Despite Schiano's move to Tampa Bay, he has remained close to LeGrand and his mother. In May, he signed LeGrand to a professional contract with the Bucs. LeGrand "retired" in July to vacate a roster spot, but Schiano flew him and his mother to Tampa for the Buccaneers' season opener against Carolina last week. LeGrand was introduced to the crowd as a retired player.

"He will always be my coach," LeGrand told reporters in Tampa. "He is responsible for the person we change into. That's what coach Schiano still does for me."

On a conference call with Giants reporters, Schiano characterized his relationship with LeGrand as "like family."

"As a college coach, you go into people's living rooms and kitchens and you tell them that you would treat them the way you would want your sons treated," Schiano said. "When something like this happens and you spend so much time together, under so much stress, the relationship grows and grows."
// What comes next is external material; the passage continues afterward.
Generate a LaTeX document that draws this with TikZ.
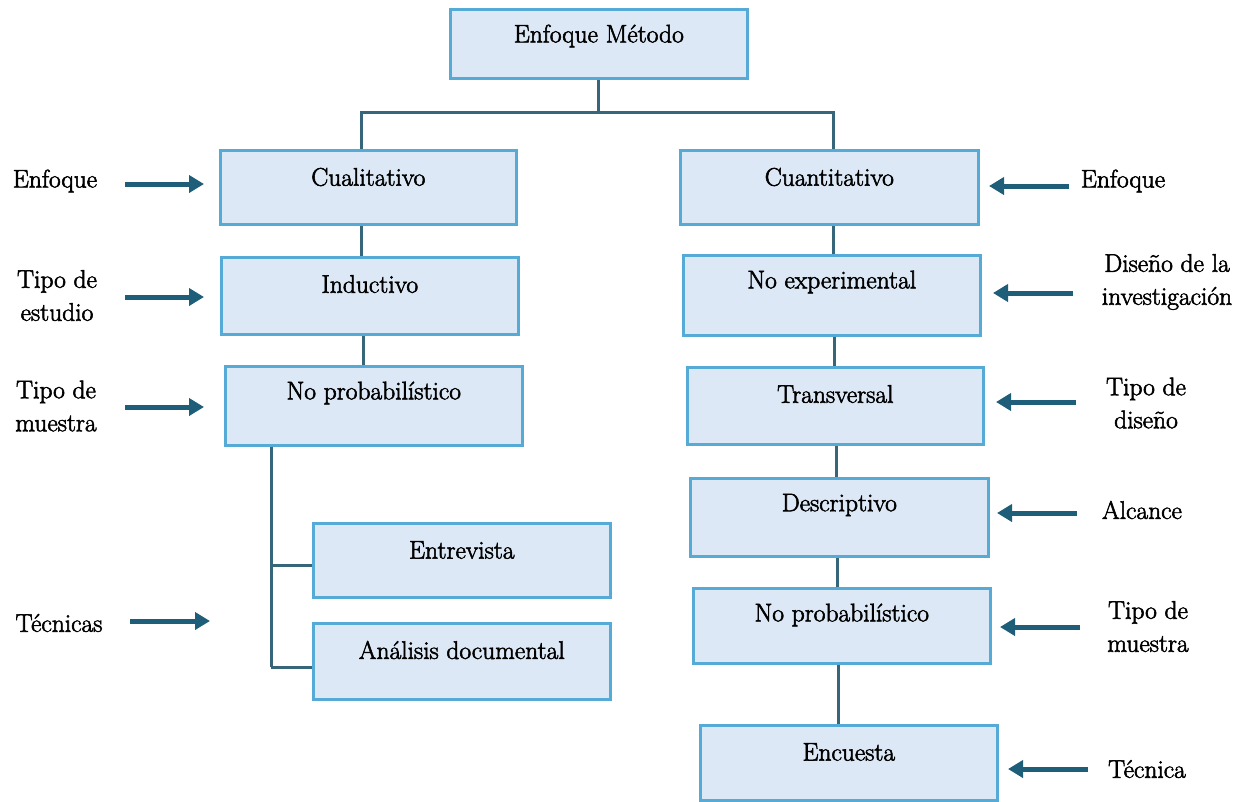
\documentclass[tikz,border=0pt]{standalone}
\usetikzlibrary{arrows.meta,calc}

\definecolor{boxfill}{HTML}{DCE8F5}
\definecolor{boxline}{HTML}{55AAD6}
\definecolor{linkcol}{HTML}{37667B}
\definecolor{arrcol}{HTML}{1F5E78}

% slightly heavier strokes for the text (fill + stroke rendering mode)
\newcommand{\heavyon}{\special{pdf:literal direct 2 Tr 0.55 w}}
\newcommand{\heavyoff}{\special{pdf:literal direct 0 Tr}}

\tikzset{
  textbase/.style={font=\fontsize{25.5}{33}\selectfont, text=black, inner sep=0pt,
    execute at begin node=\heavyon, execute at end node=\heavyoff},
  box/.style={draw=boxline, fill=boxfill, line width=2.6pt, inner sep=0pt, anchor=north west},
  boxtext/.style={textbase},
  sidelabel/.style={textbase, align=center},
  link/.style={draw=linkcol, line width=3pt},
  pointer/.style={draw=arrcol, line width=5pt, -{Triangle[length=15pt,width=17pt]}}
}

% \mybox{name}{x}{y}{width}{height}{text}
\newcommand{\mybox}[6]{%
  \node[box, minimum width=#4pt, minimum height=#5pt] (#1) at (#2,#3) {};
  \node[boxtext] (#1-t) at ($(#1.north)+(0,28)$) {#6};
}

\begin{document}
\begin{tikzpicture}[x=1pt, y=-1pt]
\useasboundingbox (0,0) rectangle (1247,801);

% boxes
\mybox{top}{449}{8}{297}{69}{Enfoque Método}
\mybox{cual}{219}{149}{296}{74}{Cualitativo}
\mybox{induc}{220}{256}{297}{77}{Inductivo}
\mybox{npl}{224}{365}{297}{79}{No probabilístico}
\mybox{entre}{312}{522}{297}{74}{Entrevista}
\mybox{anal}{312}{622}{297}{76}{Análisis documental}
\mybox{cuant}{679}{149}{298}{74}{Cuantitativo}
\mybox{noexp}{682}{254}{297}{80}{No experimental}
\mybox{trans}{686}{366}{296}{77}{Transversal}
\mybox{desc}{689}{477}{298}{78}{Descriptivo}
\mybox{npr}{692}{587}{297}{75}{No probabilístico}
\mybox{enc}{699}{724}{297}{75}{Encuesta}

% tree connectors
\coordinate (split) at (top.south |- 0,112);
\coordinate (lcol) at (361,0);
\coordinate (rcol) at (833,0);
\draw[link] (top.south) -- (split);
\draw[link] (split) -| (lcol |- cual.north);
\draw[link] (split) -| (rcol |- cuant.north);
\draw[link] (lcol |- cual.south) -- (lcol |- induc.north);
\draw[link] (363,0 |- induc.south) -- (363,0 |- npl.north);
\coordinate (bx) at (271,0);
\coordinate (bend) at (271,667);
\draw[link] (bx |- npl.south) -- (bend);
\draw[link] (bx |- 0,565) -- (entre.west |- 0,565);
\draw[link] (bend) -- (anal.west |- bend);
\draw[link] (rcol |- cuant.south) -- (rcol |- noexp.north);
\draw[link] (834,0 |- noexp.south) -- (834,0 |- trans.north);
\draw[link] (836,0 |- trans.south) -- (836,0 |- desc.north);
\draw[link] (837.5,0 |- desc.south) -- (837.5,0 |- npr.north);
\draw[link] (838,0 |- npr.south) -- (838,0 |- enc.north);

% side labels
\node[sidelabel] (l1) at (55,181) {Enfoque};
\node[sidelabel] (l2) at (57,295.5) {Tipo de\\estudio};
\node[sidelabel] (l3) at (56,406) {Tipo de\\muestra};
\node[sidelabel] (l4) at (59,623) {Técnicas};
\node[sidelabel] (r1) at (1123,181) {Enfoque};
\node[sidelabel] (r2) at (1167,282) {Diseño de la\\investigación};
\node[sidelabel] (r3) at (1146,403) {Tipo de\\diseño};
\node[sidelabel] (r4) at (1142,510) {Alcance};
\node[sidelabel] (r5) at (1148,626.5) {Tipo de\\muestra};
\node[sidelabel] (r6) at (1147,769) {Técnica};

% pointer arrows
\coordinate (a1s) at (125,184);  \coordinate (a1e) at (204,184);
\coordinate (a2s) at (125,297);  \coordinate (a2e) at (204,297);
\coordinate (a3s) at (125,407);  \coordinate (a3e) at (204,407);
\coordinate (a4s) at (130,621);  \coordinate (a4e) at (210,621);
\coordinate (b1s) at (1069,186); \coordinate (b1e) at (989,186);
\coordinate (b2s) at (1073,293); \coordinate (b2e) at (993,293);
\coordinate (b3s) at (1076,402); \coordinate (b3e) at (996,402);
\coordinate (b4s) at (1077,513); \coordinate (b4e) at (997,513);
\coordinate (b5s) at (1080,627); \coordinate (b5e) at (1000,627);
\coordinate (b6s) at (1088,769); \coordinate (b6e) at (1008,769);
\foreach \p in {a1,a2,a3,a4,b1,b2,b3,b4,b5,b6}
  \draw[pointer] (\p s) -- (\p e);
\end{tikzpicture}
\end{document}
To those who know him well, it's not surprising that Schiano, 47, has remained involved in LeGrand's life. Schiano always has been known as a hands-on, detail-oriented coach. He made his name turning a Rutgers program that had suffered five straight losing seasons into one that was invited to a bowl game in six of his last seven seasons.

Schiano has never been known as a guy who does things halfway. This is something Rutgers defensive tackle Scott Vallone discovered when he was a blue-chip recruit at St. Anthony's in South Huntington. For his recruiting visit to Vallone, Schiano arrived in spectacular fashion -- in a helicopter that landed on the school's baseball field.

"It was during classes and I was there talking with Boston College coaches when he flew over the school and he landed," Vallone remembered with a laugh. "It's funny because it did come down to those two schools."

Schiano also has found a way to get the attention of his players at the pro level, though his style has involved more hard work than helicopters. He was a surprise pick for the Tampa Bay job, given that he had no NFL head-coaching experience and had coached only one Rutgers team ranked in the top 25 in the final poll in 11 years.

Yet in many ways, Schiano was the perfect man to take over a team that went 4-12 last season. His attention to detail and team core values apparently have appealed to an undisciplined team that was tired of losing.

Last week, the Bucs snapped a 10-game losing streak with a 10-6 victory over Carolina, grinding out 130 yards on the ground and holding the Panthers to 10 yards rushing.

"His way is a good way. It's really translating well to the players," 37-year-old Ronde Barber said. "I can't say it's been easy. We had a hard training camp and a hard off-season. He expects a lot out of guys."

The former Rutgers players have an idea what the Bucs are going through. Many say playing for Schiano wasn't always easy but that it changed them for the better.

Said Beauharnais: "The man asks for a lot, but he gives a lot back, too. He's someone who really has your back. I think he's shaped everyone in this program and made them a better person."